The Lost Bridge Trail is a  rail trail in Sangamon County, Illinois.  It was built by the Illinois Department of Transportation (IDOT) along an abandoned Baltimore and Ohio Railroad corridor between the east side of Springfield, Illinois to the center of Rochester, Illinois.

The west end of the trail is on the southeast side of Springfield, off the South Dirksen Parkway ().  The east end of the trail is in Rochester, at the Community Drive interchange of illinois Route 29 ().

The trail crosses the South Fork of the Sangamon River near Rochester, and crosses Sugar Creek near Springfield.  Sugar Creek carries the outflow from Lake Springfield, a sizable nearby reservoir.  The Lost Bridge trail name recalls IDOT's failure to prevent salvagors affiliated with the B&O from dismantling the Sugar Creek bridge for scrap.  IDOT had to build a new bridge.    

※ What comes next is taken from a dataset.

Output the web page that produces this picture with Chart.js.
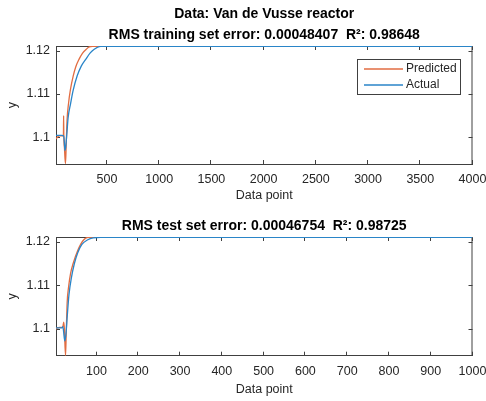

Population in the trail's Rochester service area is growing rapidly.  Springfield is the county's employment center, and the Lost Bridge Trail is available for use by bicycle commuters who live in Sangamon County's southeast townships.  The trail is managed jointly by the Illinois Department of Transportation and the village of Rochester.

The same railroad right-of-way is also used for a separate trail, the Lincoln Prairie Trail, which connects Taylorville with Pana along the same railroad bed.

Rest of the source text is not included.